L’interdictioninvalidéeest prévue dans les cas d’accusations de crimes impliquant des infractions de voies de fait ou portant atteinte à l’intégrité physique d’autrui, ce qui continuerait d’être le cas dans sa nouvelle mouture proposée par le gouvernement Trudeau.

Le juge Nicholas Kasirer, qui a rédigé la décision de la Cour suprême, a écrit que l’article tel que conçu à l’origine viole la Charte canadienne des droits et libertés parce que la décision d’une personne de devenir ivre ne signifie pas qu’elle avait l’intention de commettre une infraction avec violence.
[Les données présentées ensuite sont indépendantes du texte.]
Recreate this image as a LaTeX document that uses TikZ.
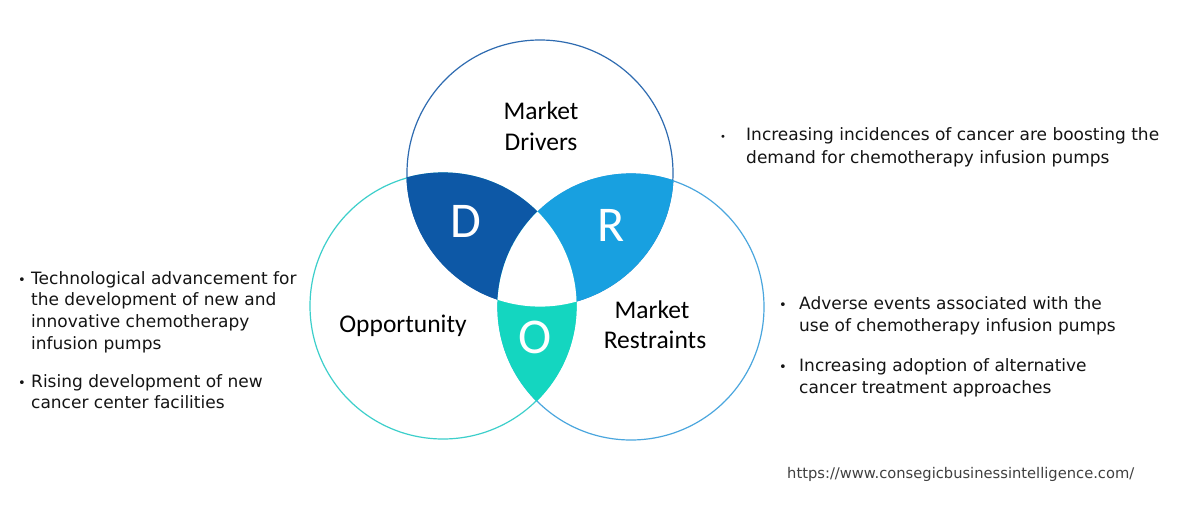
\documentclass[tikz,border=0pt]{standalone}
\usepackage{fontspec}
\setmainfont{DejaVu Sans}
\newfontfamily\carl{Carlito}
\definecolor{dcol}{HTML}{0D58A6}
\definecolor{rcol}{HTML}{18A0E0}
\definecolor{ocol}{HTML}{14D6C0}
\definecolor{topline}{HTML}{2E6BB0}
\definecolor{leftline}{HTML}{3CCFCB}
\definecolor{rightline}{HTML}{4AA6DE}
\definecolor{urlgray}{HTML}{404040}
\begin{document}
\begin{tikzpicture}[x=1pt,y=-1pt,
  ring/.style={line width=1.2pt},
  circlabel/.style={font=\carl\fontsize{25.5}{30}\selectfont, anchor=base, inner sep=0pt, text=black},
  bigletter/.style={font=\carl\fontsize{50}{50}\selectfont, anchor=base, inner sep=0pt, text=white},
  bl/.style={font=\fontsize{17}{22}\selectfont, anchor=base west, inner sep=0pt, text=black!92},
  dot/.style={font=\fontsize{13}{22}\selectfont, anchor=base, inner sep=0pt, text=black!92}]
\useasboundingbox (0,0) rectangle (1177,508);
\fill[white] (0,0) rectangle (1177,508);
\coordinate (T) at (540,173);
\coordinate (L) at (443,306);
\coordinate (R) at (631,307);
% outlines
\draw[ring, topline] (T) circle[radius=133];
\draw[ring, leftline] (L) circle[radius=133];
\draw[ring, rightline] (R) circle[radius=133];
% D region
\begin{scope}
  \clip (T) circle[radius=133.6];
  \fill[dcol] (L) circle[radius=133.6];
\end{scope}
% R region
\begin{scope}
  \clip (T) circle[radius=133.6];
  \fill[rcol] (R) circle[radius=133.6];
\end{scope}
% O region
\begin{scope}
  \clip (L) circle[radius=133.6];
  \fill[ocol] (R) circle[radius=133.6];
\end{scope}
% centre
\begin{scope}
  \clip (T) circle[radius=133.6];
  \clip (L) circle[radius=133.6];
  \fill[white] (R) circle[radius=133.6];
\end{scope}
% circle labels
\node[circlabel] (md1) at (541,120) {Market};
\node[circlabel] (md2) at (541,150) {Drivers};
\node[circlabel] (op) at (403,332) {Opportunity};
\node[circlabel] (mr1) at (652,318) {Market};
\node[circlabel] (mr2) at (655,348) {Restraints};
\node[bigletter] (dl) at (466,237) {D};
\node[bigletter] (rl) at (611,241) {R};
\node[bigletter] (ol) at (535,353) {O};
% right top
\node[dot, font=\fontsize{10}{22}\selectfont] (b1) at (723,140) {•};
\node[bl] (t1a) at (746,140) {Increasing incidences of cancer are boosting the};
\node[bl] (t1b) at (746,163) {demand for chemotherapy infusion pumps};
% right bottom
\node[dot] (b2) at (783,309) {•};
\node[bl] (t2a) at (799,309) {Adverse events associated with the};
\node[bl] (t2b) at (799,331) {use of chemotherapy infusion pumps};
\node[dot] (b3) at (783,371) {•};
\node[bl] (t3a) at (799,371) {Increasing adoption of alternative};
\node[bl] (t3b) at (799,393) {cancer treatment approaches};
% left
\node[dot] (b4) at (22,284) {•};
\node[bl] (t4a) at (31,284) {Technological advancement for};
\node[bl] (t4b) at (31,305) {the development of new and};
\node[bl] (t4c) at (31,327) {innovative chemotherapy};
\node[bl] (t4d) at (31,349) {infusion pumps};
\node[dot] (b5) at (22,387) {•};
\node[bl] (t5a) at (31,387) {Rising development of new};
\node[bl] (t5b) at (31,408) {cancer center facilities};
% url
\node[bl, font=\fontsize{14.7}{18}\selectfont, text=urlgray] (url) at (787,478) {https://www.consegicbusinessintelligence.com/};
\end{tikzpicture}
\end{document}
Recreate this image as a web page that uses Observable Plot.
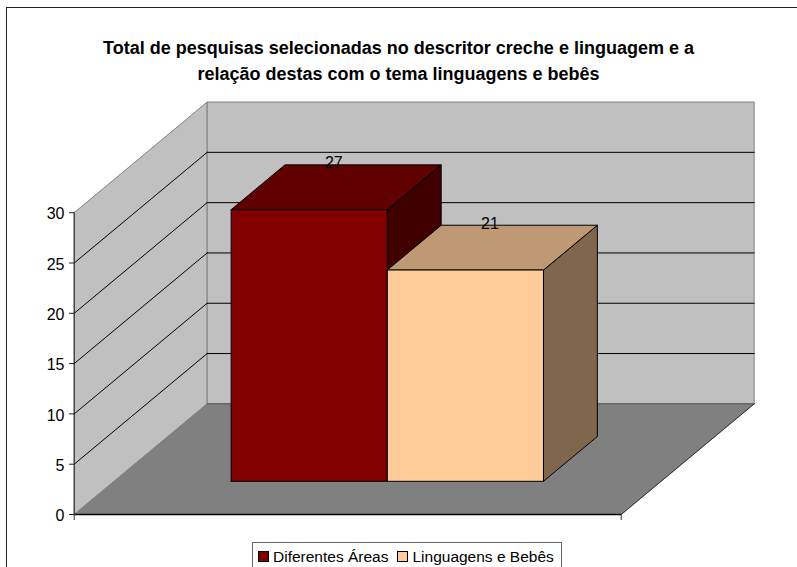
<!DOCTYPE html>
<html><head><meta charset="utf-8">
<script src="https://cdn.jsdelivr.net/npm/d3@7"></script>
<script src="https://cdn.jsdelivr.net/npm/@observablehq/plot@0.6"></script>
<style>
html,body{margin:0;padding:0;background:#fff;width:797px;height:567px;overflow:hidden;font-family:"Liberation Sans",Arial,sans-serif;color:#000}
#frame{position:absolute;left:6px;top:7px;width:791px;height:560px;border-left:1px solid #222;border-top:1px solid #222;box-sizing:border-box;overflow:hidden}
#title{position:absolute;left:-7px;top:-8px;width:797px;height:95px;box-sizing:border-box;padding-top:34.5px;text-align:center;font-weight:bold;font-size:18px;line-height:26px}
#chart{position:absolute;left:-7px;top:87px}
#chart svg{display:block;overflow:visible}
#legend{position:absolute;left:245px;top:533.5px;width:310px;height:40px;box-sizing:border-box;border:1px solid #666;font-size:15.5px;display:flex;padding:5px 0 0 5px;white-space:nowrap;background:#fff}
#legend .sw{display:inline-block;width:11px;height:11px;box-sizing:border-box;border:1px solid #000;margin:3px 4px 0 0;flex:none}
#legend .it{display:flex;margin-right:9px;line-height:18px}
</style></head><body>
<div id="frame">
<div id="title">Total de pesquisas selecionadas no descritor creche e linguagem e a<br>relação destas com o tema linguagens e bebês</div>
<div id="chart"></div>
<div id="legend"></div>
</div>
<script>
const seriesNames = ["Diferentes Áreas", "Linguagens e Bebês"];
const seriesValues = [27, 21];
const frontColors = ["#800000", "#FFCC99"];
const topColors = ["#600000", "#BF9973"];
const sideColors = ["#400000", "#80664D"];
const yTicks = [0, 5, 10, 15, 20, 25, 30];
const xEnds = [0, 1];
const barEdges = [0.214, 0.4995, 0.785];
const barDepth = [0.3, 0.705];
const depthX = 0.2431, depthY = 11;
const wallFill = "#C0C0C0", floorFill = "#808080", edge = "#808080";

// oblique projection: category position u, value v, depth d
const P = (u, v, d) => ({x: u + d * depthX, y: v + d * depthY});
const face = (pts, fill, stroke, sw = 1) => {
  const rows = pts.concat([pts[0]]).map(p => P(...p));
  return Plot.line(rows, {x: "x", y: "y", fill, stroke, strokeWidth: sw});
};
const seg = (a, b, stroke, sw = 1) => Plot.line([P(...a), P(...b)], {x: "x", y: "y", stroke, strokeWidth: sw});

const maxV = d3.max(yTicks);
const marks = [
  face([[0,0,0],[0,maxV,0],[0,maxV,1],[0,0,1]], wallFill, edge),
  face([[0,0,1],[0,maxV,1],[1,maxV,1],[1,0,1]], wallFill, edge),
  face([[0,0,0],[0,0,1],[1,0,1],[1,0,0]], floorFill, edge),
];
for (const v of yTicks.slice(1, -1)) {
  marks.push(seg([0,v,0],[0,v,1],"#000"));
  marks.push(seg([0,v,1],[1,v,1],"#000"));
}
marks.push(seg([0,0,1],[1,0,1],"#555"));
marks.push(seg([1,0,0],[1,0,1],"#333"));
marks.push(seg([0,0,0],[1,0,0],"#000",1.5));
marks.push(Plot.ruleX(xEnds, {y1: 0, y2: -0.6, stroke: "#333"}));
marks.push(Plot.ruleX([0], {y1: 0, y2: maxV, stroke: "#222"}));

const [d0, d1] = barDepth;
seriesValues.forEach((val, i) => {
  const a = barEdges[i], b = barEdges[i + 1];
  marks.push(face([[b,0,d0],[b,0,d1],[b,val,d1],[b,val,d0]], sideColors[i], "#000"));
  marks.push(face([[a,val,d0],[a,val,d1],[b,val,d1],[b,val,d0]], topColors[i], "#000"));
  marks.push(face([[a,0,d0],[a,val,d0],[b,val,d0],[b,0,d0]], frontColors[i], "#000"));
});
marks.push(Plot.text(seriesValues.map((val, i) => ({
    ...P((barEdges[i] + barEdges[i + 1]) / 2, val, 0.5), label: String(val)
  })), {x: "x", y: "y", text: "label", dy: -24.5, dx: -2, fontSize: 16, fill: "#000"}));
marks.push(Plot.axisY({anchor: "left", ticks: yTicks, tickSize: 5, text: null, stroke: "#222", label: null}));
marks.push(Plot.axisY({anchor: "left", ticks: yTicks, tickSize: 0, tickPadding: 10, dy: 1.5, fontSize: 16, color: "#000", label: null}));

const plot = Plot.plot({
  width: 797, height: 440,
  marginLeft: 74, marginRight: 0, marginTop: 0, marginBottom: 0,
  style: {background: "transparent", fontFamily: "'Liberation Sans', Arial, sans-serif", color: "#000"},
  x: {domain: [0, 1], range: [73.7, 620.7], axis: null},
  y: {domain: [0, 30], range: [419, 117.2], axis: null},
  marks
});
document.getElementById("chart").appendChild(plot);

const legend = document.getElementById("legend");
seriesNames.forEach((n, i) => {
  const it = document.createElement("span"); it.className = "it";
  const sw = document.createElement("span"); sw.className = "sw"; sw.style.background = frontColors[i];
  const t = document.createElement("span"); t.textContent = n;
  it.append(sw, t); legend.append(it);
});
</script>
</body></html>
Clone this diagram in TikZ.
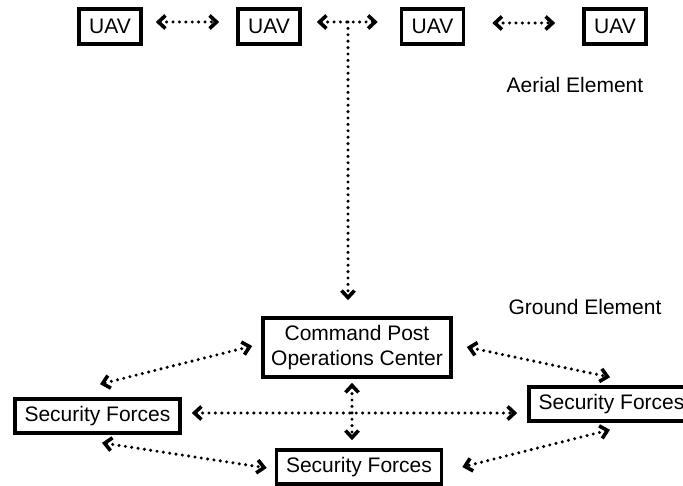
\documentclass[tikz,border=0pt]{standalone}
\usepackage{fontspec}
\setmainfont{Liberation Sans}
\usetikzlibrary{arrows.meta}
\begin{document}
\begin{tikzpicture}[x=1pt,y=-1pt,
  box/.style={draw, line width=3.6pt, fill=white, inner sep=0pt,
    font=\fontsize{21}{25}\selectfont, align=center},
  uav/.style={box, minimum width=62pt, minimum height=35pt},
  sf/.style={box, minimum width=165pt, minimum height=34pt},
  tipA/.tip={Straight Barb[length=7pt,width=13pt,line width=3.6pt]},
  link/.style={line width=3.4pt, line cap=round, dash pattern=on 0pt off 6.4pt},
  both/.style={link, tipA-tipA},
  label/.style={font=\fontsize{21}{25}\selectfont}]
\useasboundingbox (0,0) rectangle (683,486);

% aerial element: the UAV chain
\node[uav] (u1) at (110,26.5) {UAV};
\node[uav] (u2) at (269,26.5) {UAV};
\node[uav] (u3) at (432.5,26.5) {UAV};
\node[uav] (u4) at (615,26.5) {UAV};
\node[label] (aerial) at (575,85) {Aerial Element};

% ground element
\node[box, minimum width=188pt, minimum height=59pt] (cp) at (357,347.5)
  {Command Post\\Operations Center};
\node[sf] (sfl) at (97.5,416) {Security Forces};
\node[sf] (sfr) at (611.5,404) {Security Forces};
\node[sf] (sfb) at (359,467) {Security Forces};
\node[label] (ground) at (585,307) {Ground Element};

% links between UAVs
\draw[both] ([shift={(13,-4.5)}]u1.east) -- ([shift={(-17,-4.5)}]u2.west);
\draw[both] ([shift={(15,-4.5)}]u2.east) -- ([shift={(-22,-4.5)}]u3.west);
\coordinate (j) at (348,22);
\draw[both] ([shift={(27,-3.5)}]u3.east) -- ([shift={(-27,-3.5)}]u4.west);

% air-to-ground downlink
\draw[link, -tipA] (j) -- ([shift={(-9,-16)}]cp.north);

% ground links
\draw[both] ([shift={(-9,-1.5)}]cp.west) -- ([shift={(2.5,-13)}]sfl.north);
\draw[both] ([shift={(14,-0.5)}]cp.east) -- ([shift={(-1.5,-8)}]sfr.north);
\draw[both] ([shift={(-5,4)}]cp.south) -- ([shift={(-7,-8)}]sfb.north);
\draw[both] ([shift={(10,-3)}]sfl.east) -- ([shift={(-10,9)}]sfr.west);
\draw[both] ([shift={(4.5,8)}]sfl.south) -- ([shift={(-8,1)}]sfb.west);
\draw[both] ([shift={(-1.5,7)}]sfr.south) -- ([shift={(19,0)}]sfb.east);
\end{tikzpicture}
\end{document}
Il a aussi ajouté que cela fait en sorte qu’un accusé pourrait être déclaré coupable sans que la poursuite ait eu à démontrer qu’il avait l’intention de commettre l’infraction à laquelle il fait face

Les ministres Lametti et Ien ont répété à plusieurs reprises, vendredi, avoir constaté des informations fausses circulant sur le web voulant que le viol soit devenu légal au Canada lorsque le contrevenant est intoxiqué.

Rectifiant le tir, Mme Ien a soutenu qu’elle avait dû avoir une discussion sur ce sujet avec sa fille de 17 ans.

« Cette désinformation et parfois intentionnelle (découlant) d’une couverture de style alarmiste s’accompagne de conséquences très, très, très sérieuses pour les femmes partout au pays en s’ajoutant à la stigmatisation à laquelle font déjà face les survivantes d’actes de violence fondée sur le sexe », a tonné la ministre.

M. Lametti a affirmé avoir espoir que des discussions déjà amorcées avec des membres des partis d’opposition ainsi que des sénateurs permettront une adoption prompte du projet de loi.

« Ils se sont montrés ouverts à aller (de l’avant) rapidement, donc nous espérons qu’on pourra pousser la semaine prochaine », a-t-il dit alors qu’il est prévu que la Chambre des communes ajourne ses travaux pour une longue pause estivale le 23 juin.

Déjà son collègue Mark Holland, leader parlementaire du gouvernement, a signalé jeudi que les libéraux allaient « se concentrer à trouver une façon » d’arriver à une adoption accélérée.